Descriptions, Reviews, Etc.
Publisher Description:
I am the most fortunate of beings I went to school before progressive education tightened its grip on American education. I missed being diagnosed as learning disabled (LD), with attention deficit disorder (ADD) and perhaps with a bit of Asperger's Syndrome thrown in. Or, perhaps, or one or another of those pseudo-medical diseases the schools dream up to account for those mis-fortunates who do not fit into their narrow concept of a curriculum. I am doubly fortunate to also have Perseverance, a malady that has not yet been credited with a diagnosis. Perseverance the ability to stick to some task beyond any reasonable limits, to the point of absolute stupidity.This combination of pseudo maladies is one of the happiest recipes for life. Being an LD provided the motivation to solve the problem of teaching children to read, and solve it I did. Why am I not famous and rich? It is just that .the rest of the world is content with their 35% failure rate.
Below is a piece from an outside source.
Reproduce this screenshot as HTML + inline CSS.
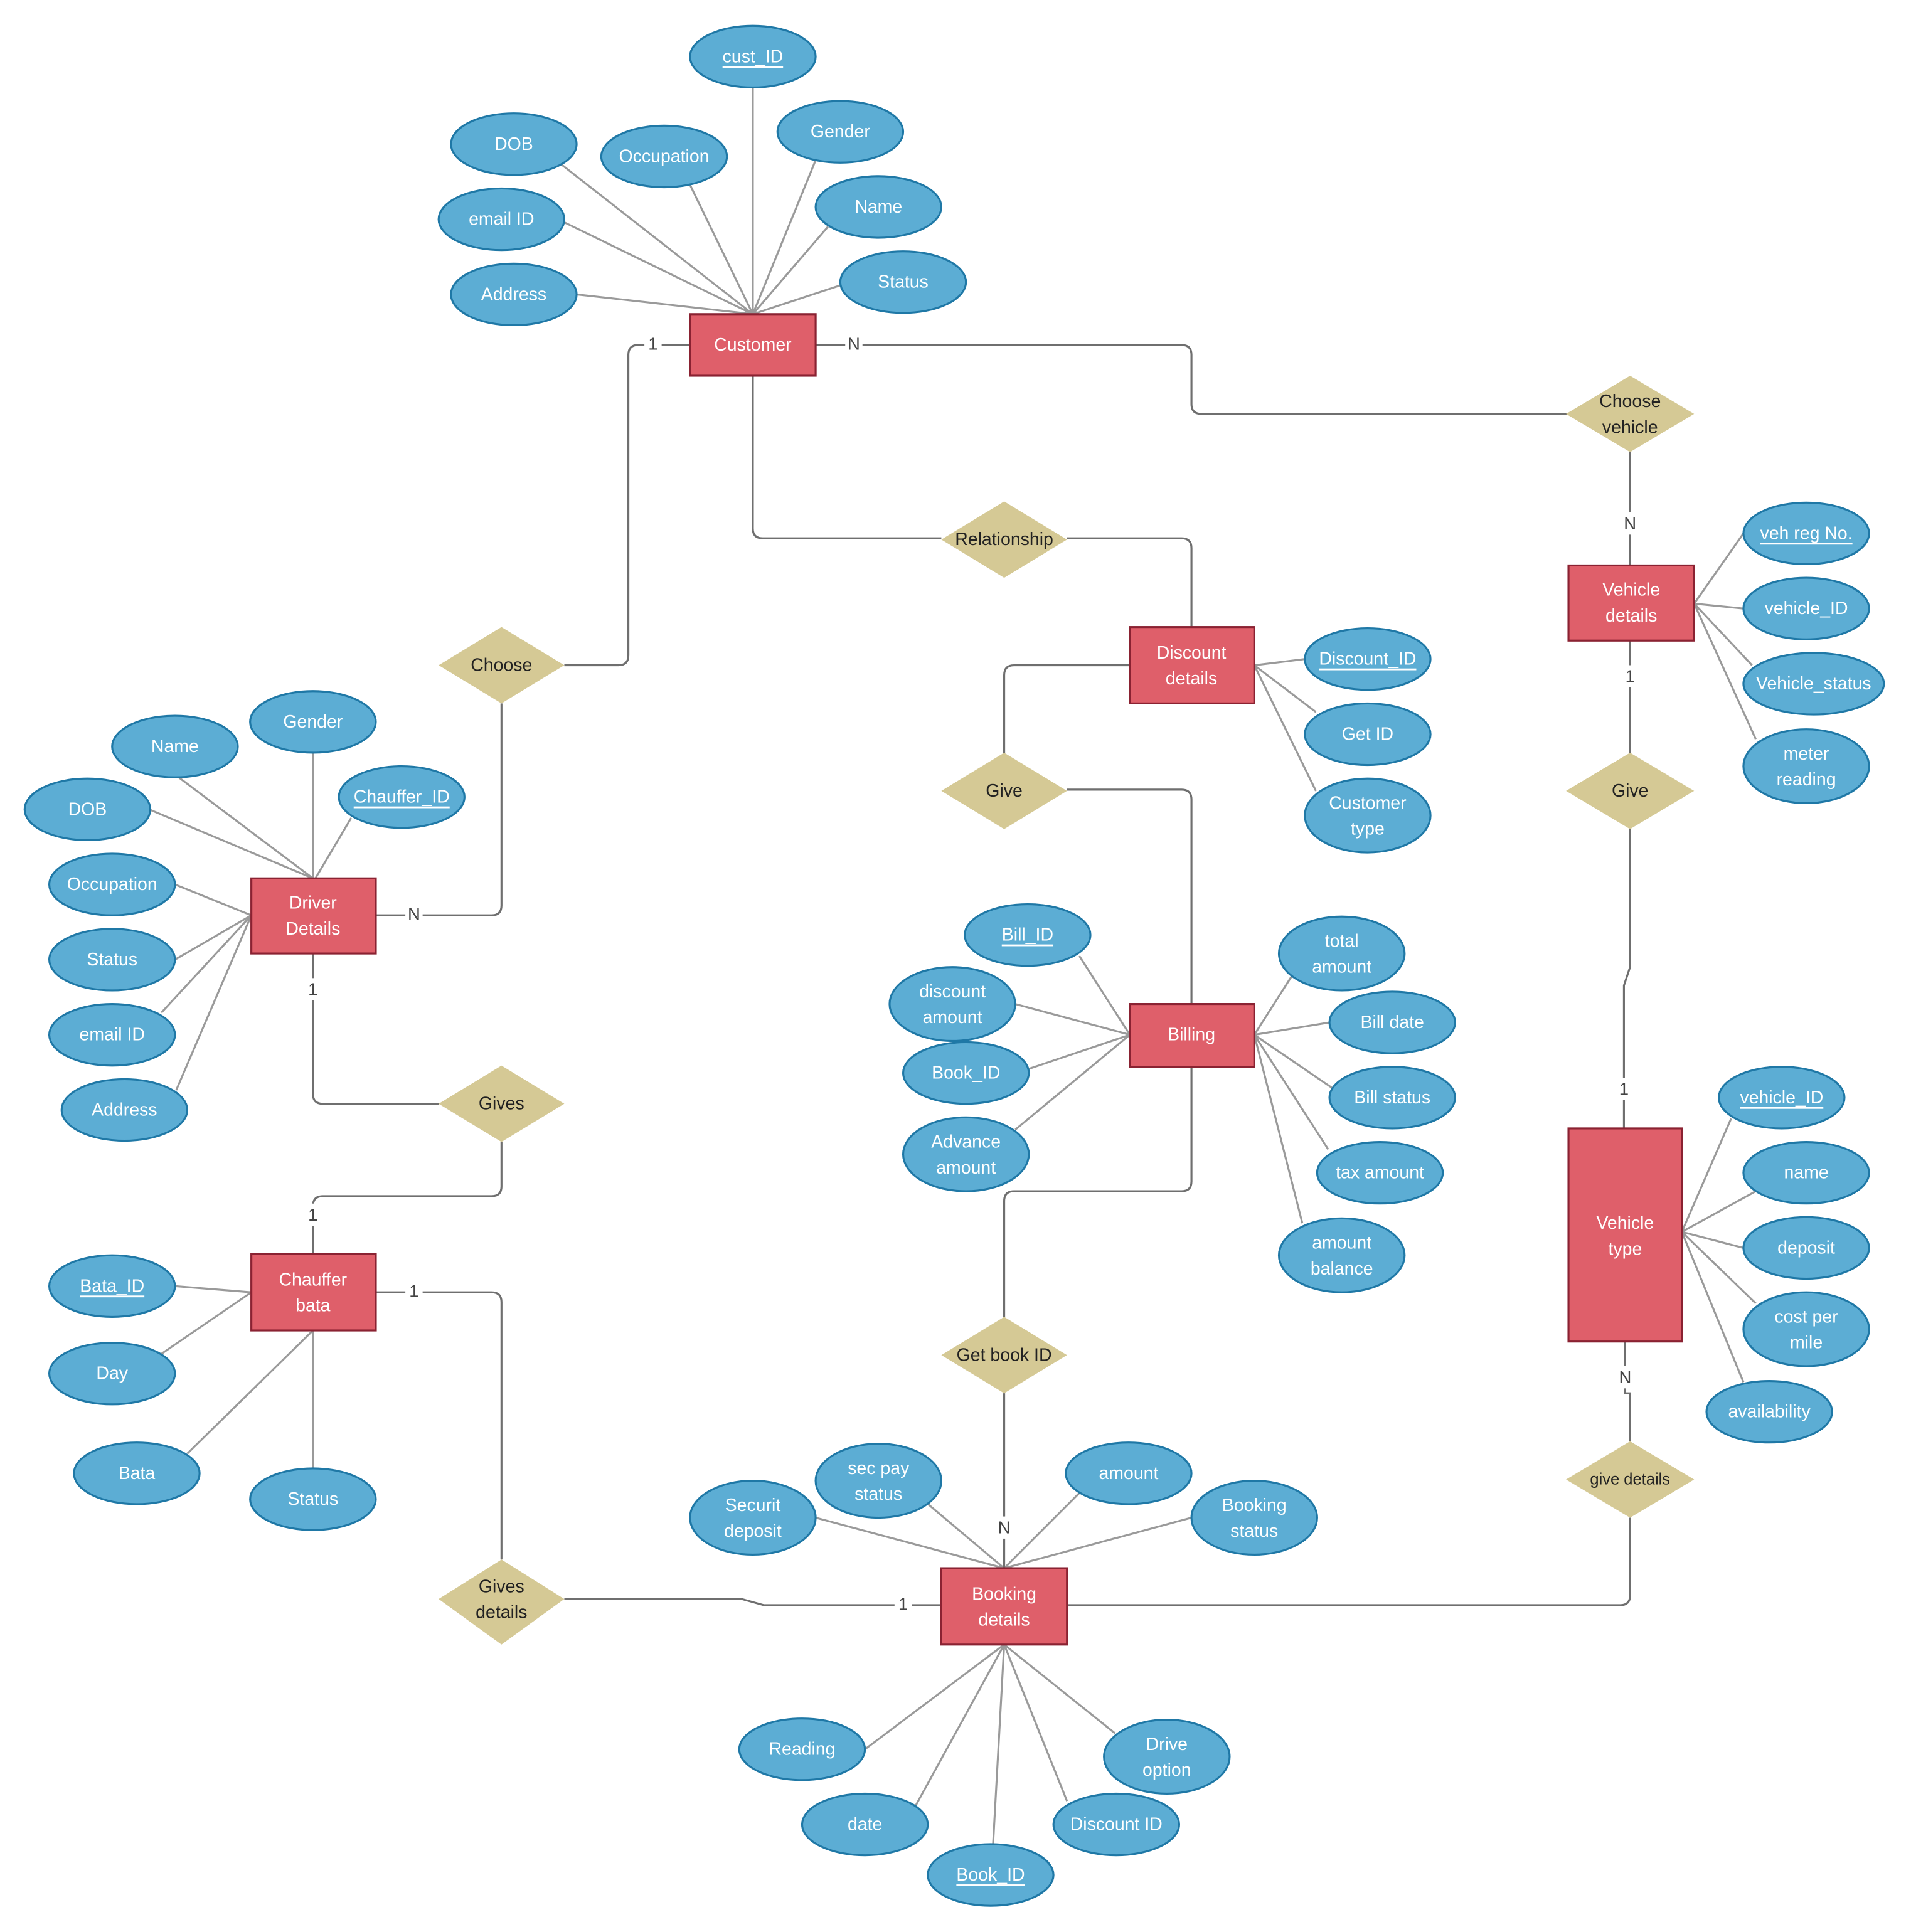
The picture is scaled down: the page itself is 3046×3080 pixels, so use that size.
<!DOCTYPE html>
<html><head><meta charset="utf-8"><style>
html,body{margin:0;padding:0;background:#fff;}
svg{display:block;}
text{font-family:"Liberation Sans",sans-serif;font-size:14.5px;text-anchor:middle;dominant-baseline:central;}
.e{fill:#5cadd4;stroke:#1f78a6;stroke-width:1.6;}
.et{fill:#fff;}
.r{fill:#df5f6a;stroke:#8a2232;stroke-width:1.6;}
.d{fill:#d5c995;stroke:none;}
.dt{fill:#222;}
.a{stroke:#9a9a9a;stroke-width:1.6;fill:none;}
.c{stroke:#6f6f6f;stroke-width:1.6;fill:none;}
.lb{fill:#fff;}
.lt{fill:#444;font-size:14px;}
</style></head><body>
<svg width="3046" height="3080" viewBox="0 0 1551 1568.3" xmlns="http://www.w3.org/2000/svg">
<rect width="1569" height="1587" fill="#fff"/>
<g class="a">
<line x1="611" y1="70" x2="611" y2="255"/><line x1="455" y1="133" x2="611" y2="255"/><line x1="560" y1="150" x2="611" y2="255"/><line x1="662" y1="130" x2="611" y2="255"/><line x1="672" y1="184" x2="611" y2="255"/><line x1="457" y1="180" x2="611" y2="255"/><line x1="684" y1="231" x2="611" y2="255"/><line x1="468" y1="239" x2="611" y2="255"/>
<line x1="1415" y1="433" x2="1375" y2="490"/><line x1="1415" y1="494" x2="1375" y2="490"/><line x1="1422" y1="540" x2="1375" y2="490"/><line x1="1425" y1="600" x2="1375" y2="490"/>
<line x1="1405" y1="908" x2="1365" y2="1000"/><line x1="1425" y1="967" x2="1365" y2="1000"/><line x1="1415" y1="1013" x2="1365" y2="1000"/><line x1="1425" y1="1058" x2="1365" y2="1000"/><line x1="1415" y1="1122" x2="1365" y2="1000"/>
<line x1="1059" y1="535" x2="1018" y2="540"/><line x1="1068" y1="578" x2="1018" y2="540"/><line x1="1068" y1="642" x2="1018" y2="540"/>
<line x1="876" y1="776" x2="917" y2="840"/><line x1="824" y1="815" x2="917" y2="840"/><line x1="834" y1="868" x2="917" y2="840"/><line x1="824" y1="917" x2="917" y2="840"/>
<line x1="1048" y1="793" x2="1018" y2="840"/><line x1="1079" y1="830" x2="1018" y2="840"/><line x1="1081" y1="883" x2="1018" y2="840"/><line x1="1078" y1="933" x2="1018" y2="840"/><line x1="1057" y1="993" x2="1018" y2="840"/>
<line x1="662" y1="1232" x2="815" y2="1273"/><line x1="752" y1="1220" x2="815" y2="1273"/><line x1="876" y1="1212" x2="815" y2="1273"/><line x1="967" y1="1232" x2="815" y2="1273"/>
<line x1="702" y1="1420" x2="815" y2="1335"/><line x1="743" y1="1466" x2="815" y2="1335"/><line x1="806" y1="1497" x2="815" y2="1335"/><line x1="866" y1="1462" x2="815" y2="1335"/><line x1="905" y1="1407" x2="815" y2="1335"/>
<line x1="254" y1="611" x2="254" y2="713"/><line x1="145" y1="631" x2="254" y2="713"/><line x1="285" y1="664" x2="256" y2="713"/><line x1="121" y1="657" x2="254" y2="713"/><line x1="142" y1="718" x2="204" y2="743"/><line x1="142" y1="779" x2="204" y2="743"/><line x1="131" y1="822" x2="204" y2="743"/><line x1="143" y1="885" x2="204" y2="743"/>
<line x1="142" y1="1044" x2="204" y2="1049"/><line x1="131" y1="1099" x2="204" y2="1049"/><line x1="152" y1="1180" x2="254" y2="1080"/><line x1="254" y1="1192" x2="254" y2="1080"/>
</g>
<g class="c">
<path d="M662 280 H959 Q967 280 967 288 V328 Q967 336 975 336 H1272"/>
<line x1="1323" y1="367" x2="1323" y2="459"/>
<line x1="1323" y1="520" x2="1323" y2="611"/>
<path d="M1323 673 V785 L1318 800 V916"/>
<path d="M1319 1089 V1131 H1323 V1170"/>
<path d="M1323 1232 V1295 Q1323 1303 1315 1303 H866"/>
<path d="M611 305 V429 Q611 437 619 437 H764"/>
<path d="M866 437 H959 Q967 437 967 445 V509"/>
<path d="M917 540 H823 Q815 540 815 548 V611"/>
<path d="M866 641 H959 Q967 641 967 649 V815"/>
<path d="M967 866 V959 Q967 967 959 967 H823 Q815 967 815 975 V1069"/>
<line x1="815" y1="1131" x2="815" y2="1273"/>
<path d="M560 280 H518 Q510 280 510 288 V532 Q510 540 502 540 H458"/>
<path d="M407 571 V735 Q407 743 399 743 H305"/>
<path d="M254 774 V888 Q254 896 262 896 H356"/>
<path d="M407 927 V963 Q407 971 399 971 H262 Q254 971 254 979 V1018"/>
<path d="M305 1049 H399 Q407 1049 407 1057 V1266"/>
<path d="M458 1298 H602 L620 1303 H764"/>
</g>
<g>
<rect class="lb" x="686" y="271" width="14" height="18"/><text class="lt" x="693" y="279">N</text>
<rect class="lb" x="1316" y="416" width="14" height="18"/><text class="lt" x="1323" y="425">N</text>
<rect class="lb" x="1316" y="540" width="14" height="18"/><text class="lt" x="1323" y="549">1</text>
<rect class="lb" x="1311" y="875" width="14" height="18"/><text class="lt" x="1318" y="884">1</text>
<rect class="lb" x="1312" y="1109" width="14" height="18"/><text class="lt" x="1319" y="1118">N</text>
<rect class="lb" x="808" y="1231" width="14" height="18"/><text class="lt" x="815" y="1240">N</text>
<rect class="lb" x="523" y="270" width="14" height="18"/><text class="lt" x="530" y="279">1</text>
<rect class="lb" x="329" y="734" width="14" height="18"/><text class="lt" x="336" y="742">N</text>
<rect class="lb" x="247" y="794" width="14" height="18"/><text class="lt" x="254" y="803">1</text>
<rect class="lb" x="247" y="977" width="14" height="18"/><text class="lt" x="254" y="986">1</text>
<rect class="lb" x="329" y="1039" width="14" height="18"/><text class="lt" x="336" y="1048">1</text>
<rect class="lb" x="726" y="1293" width="14" height="18"/><text class="lt" x="733" y="1302">1</text>
</g>
<g>
<polygon class="d" points="1323,305 1375,336 1323,367 1271,336"/><text class="dt" x="1323" y="326">Choose</text><text class="dt" x="1323" y="347">vehicle</text>
<polygon class="d" points="1323,611 1375,642 1323,673 1271,642"/><text class="dt" x="1323" y="642">Give</text>
<polygon class="d" points="1323,1170 1375,1201 1323,1232 1271,1201"/><text class="dt" x="1323" y="1201" style="font-size:13px">give details</text>
<polygon class="d" points="815,407 866,438 815,469 764,438"/><text class="dt" x="815" y="438">Relationship</text>
<polygon class="d" points="815,611 866,642 815,673 764,642"/><text class="dt" x="815" y="642">Give</text>
<polygon class="d" points="815,1069 866,1100 815,1131 764,1100"/><text class="dt" x="815" y="1100">Get book ID</text>
<polygon class="d" points="407,509 458,540 407,571 356,540"/><text class="dt" x="407" y="540">Choose</text>
<polygon class="d" points="407,865 458,896 407,927 356,896"/><text class="dt" x="407" y="896">Gives</text>
<polygon class="d" points="407,1266 458,1298 407,1335 356,1298"/><text class="dt" x="407" y="1288">Gives</text><text class="dt" x="407" y="1309">details</text>
</g>
<g>
<rect class="r" x="560" y="255" width="102" height="50"/><text class="et" x="611" y="280">Customer</text>
<rect class="r" x="1273" y="459" width="102" height="61"/><text class="et" x="1324" y="479">Vehicle</text><text class="et" x="1324" y="500">details</text>
<rect class="r" x="1273" y="916" width="92" height="173"/><text class="et" x="1319" y="993">Vehicle</text><text class="et" x="1319" y="1014">type</text>
<rect class="r" x="917" y="509" width="101" height="62"/><text class="et" x="967" y="530">Discount</text><text class="et" x="967" y="551">details</text>
<rect class="r" x="917" y="815" width="101" height="51"/><text class="et" x="967" y="840">Billing</text>
<rect class="r" x="764" y="1273" width="102" height="62"/><text class="et" x="815" y="1294">Booking</text><text class="et" x="815" y="1315">details</text>
<rect class="r" x="204" y="713" width="101" height="61"/><text class="et" x="254" y="733">Driver</text><text class="et" x="254" y="754">Details</text>
<rect class="r" x="204" y="1018" width="101" height="62"/><text class="et" x="254" y="1039">Chauffer</text><text class="et" x="254" y="1060">bata</text>
</g>
<g>
<ellipse class="e" cx="611" cy="46" rx="51" ry="25"/><text class="et" x="611" y="46" text-decoration="underline">cust_ID</text>
<ellipse class="e" cx="417" cy="117" rx="51" ry="25"/><text class="et" x="417" y="117">DOB</text>
<ellipse class="e" cx="539" cy="127" rx="51" ry="25"/><text class="et" x="539" y="127">Occupation</text>
<ellipse class="e" cx="682" cy="107" rx="51" ry="25"/><text class="et" x="682" y="107">Gender</text>
<ellipse class="e" cx="713" cy="168" rx="51" ry="25"/><text class="et" x="713" y="168">Name</text>
<ellipse class="e" cx="407" cy="178" rx="51" ry="25"/><text class="et" x="407" y="178">email ID</text>
<ellipse class="e" cx="733" cy="229" rx="51" ry="25"/><text class="et" x="733" y="229">Status</text>
<ellipse class="e" cx="417" cy="239" rx="51" ry="25"/><text class="et" x="417" y="239">Address</text>

<ellipse class="e" cx="1466" cy="433" rx="51" ry="25"/><text class="et" x="1466" y="433" text-decoration="underline">veh reg No.</text>
<ellipse class="e" cx="1466" cy="494" rx="51" ry="25"/><text class="et" x="1466" y="494">vehicle_ID</text>
<ellipse class="e" cx="1472" cy="555" rx="57" ry="25"/><text class="et" x="1472" y="555">Vehicle_status</text>
<ellipse class="e" cx="1466" cy="622" rx="51" ry="30"/><text class="et" x="1466" y="612">meter</text><text class="et" x="1466" y="633">reading</text>

<ellipse class="e" cx="1446" cy="891" rx="51" ry="25"/><text class="et" x="1446" y="891" text-decoration="underline">vehicle_ID</text>
<ellipse class="e" cx="1466" cy="952" rx="51" ry="25"/><text class="et" x="1466" y="952">name</text>
<ellipse class="e" cx="1466" cy="1013" rx="51" ry="25"/><text class="et" x="1466" y="1013">deposit</text>
<ellipse class="e" cx="1466" cy="1079" rx="51" ry="30"/><text class="et" x="1466" y="1069">cost per</text><text class="et" x="1466" y="1090">mile</text>
<ellipse class="e" cx="1436" cy="1146" rx="51" ry="25"/><text class="et" x="1436" y="1146">availability</text>

<ellipse class="e" cx="1110" cy="535" rx="51" ry="25"/><text class="et" x="1110" y="535" text-decoration="underline">Discount_ID</text>
<ellipse class="e" cx="1110" cy="596" rx="51" ry="25"/><text class="et" x="1110" y="596">Get ID</text>
<ellipse class="e" cx="1110" cy="662" rx="51" ry="30"/><text class="et" x="1110" y="652">Customer</text><text class="et" x="1110" y="673">type</text>

<ellipse class="e" cx="834" cy="759" rx="51" ry="25"/><text class="et" x="834" y="759" text-decoration="underline">Bill_ID</text>
<ellipse class="e" cx="773" cy="815" rx="51" ry="30"/><text class="et" x="773" y="805">discount</text><text class="et" x="773" y="826">amount</text>
<ellipse class="e" cx="784" cy="871" rx="51" ry="25"/><text class="et" x="784" y="871">Book_ID</text>
<ellipse class="e" cx="784" cy="937" rx="51" ry="30"/><text class="et" x="784" y="927">Advance</text><text class="et" x="784" y="948">amount</text>
<ellipse class="e" cx="1089" cy="774" rx="51" ry="30"/><text class="et" x="1089" y="764">total</text><text class="et" x="1089" y="785">amount</text>
<ellipse class="e" cx="1130" cy="830" rx="51" ry="25"/><text class="et" x="1130" y="830">Bill date</text>
<ellipse class="e" cx="1130" cy="891" rx="51" ry="25"/><text class="et" x="1130" y="891">Bill status</text>
<ellipse class="e" cx="1120" cy="952" rx="51" ry="25"/><text class="et" x="1120" y="952">tax amount</text>
<ellipse class="e" cx="1089" cy="1019" rx="51" ry="30"/><text class="et" x="1089" y="1009">amount</text><text class="et" x="1089" y="1030">balance</text>

<ellipse class="e" cx="611" cy="1232" rx="51" ry="30"/><text class="et" x="611" y="1222">Securit</text><text class="et" x="611" y="1243">deposit</text>
<ellipse class="e" cx="713" cy="1202" rx="51" ry="30"/><text class="et" x="713" y="1192">sec pay</text><text class="et" x="713" y="1213">status</text>
<ellipse class="e" cx="916" cy="1196" rx="51" ry="25"/><text class="et" x="916" y="1196">amount</text>
<ellipse class="e" cx="1018" cy="1232" rx="51" ry="30"/><text class="et" x="1018" y="1222">Booking</text><text class="et" x="1018" y="1243">status</text>
<ellipse class="e" cx="651" cy="1420" rx="51" ry="25"/><text class="et" x="651" y="1420">Reading</text>
<ellipse class="e" cx="702" cy="1481" rx="51" ry="25"/><text class="et" x="702" y="1481">date</text>
<ellipse class="e" cx="804" cy="1522" rx="51" ry="25"/><text class="et" x="804" y="1522" text-decoration="underline">Book_ID</text>
<ellipse class="e" cx="906" cy="1481" rx="51" ry="25"/><text class="et" x="906" y="1481">Discount ID</text>
<ellipse class="e" cx="947" cy="1426" rx="51" ry="30"/><text class="et" x="947" y="1416">Drive</text><text class="et" x="947" y="1437">option</text>

<ellipse class="e" cx="142" cy="606" rx="51" ry="25"/><text class="et" x="142" y="606">Name</text>
<ellipse class="e" cx="254" cy="586" rx="51" ry="25"/><text class="et" x="254" y="586">Gender</text>
<ellipse class="e" cx="326" cy="647" rx="51" ry="25"/><text class="et" x="326" y="647" text-decoration="underline">Chauffer_ID</text>
<ellipse class="e" cx="71" cy="657" rx="51" ry="25"/><text class="et" x="71" y="657">DOB</text>
<ellipse class="e" cx="91" cy="718" rx="51" ry="25"/><text class="et" x="91" y="718">Occupation</text>
<ellipse class="e" cx="91" cy="779" rx="51" ry="25"/><text class="et" x="91" y="779">Status</text>
<ellipse class="e" cx="91" cy="840" rx="51" ry="25"/><text class="et" x="91" y="840">email ID</text>
<ellipse class="e" cx="101" cy="901" rx="51" ry="25"/><text class="et" x="101" y="901">Address</text>

<ellipse class="e" cx="91" cy="1044" rx="51" ry="25"/><text class="et" x="91" y="1044" text-decoration="underline">Bata_ID</text>
<ellipse class="e" cx="91" cy="1115" rx="51" ry="25"/><text class="et" x="91" y="1115">Day</text>
<ellipse class="e" cx="111" cy="1196" rx="51" ry="25"/><text class="et" x="111" y="1196">Bata</text>
<ellipse class="e" cx="254" cy="1217" rx="51" ry="25"/><text class="et" x="254" y="1217">Status</text>
</g>
</svg>
</body></html>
We Dyslexics are likely to have a visual- spatial hunter/gatherer mind. Much of our language must be translated from glorious dynamic mental images into paltry linear speech. Words do not come naturally. It is difficult for us to achieve ease with the written word, and so we learn to be slower and more careful as we read. For us Attention Deficit folks the world always has something new to explore, or some new way to look at the old. ADD folks are eclectic, have wide interests and much more fun than the rest of the world. Being ADD compliments the Perseverance by keeping one out of a single rut into many ruts. The touch of Aspbergers makes me a little odd, and inclined to view the world a little differently.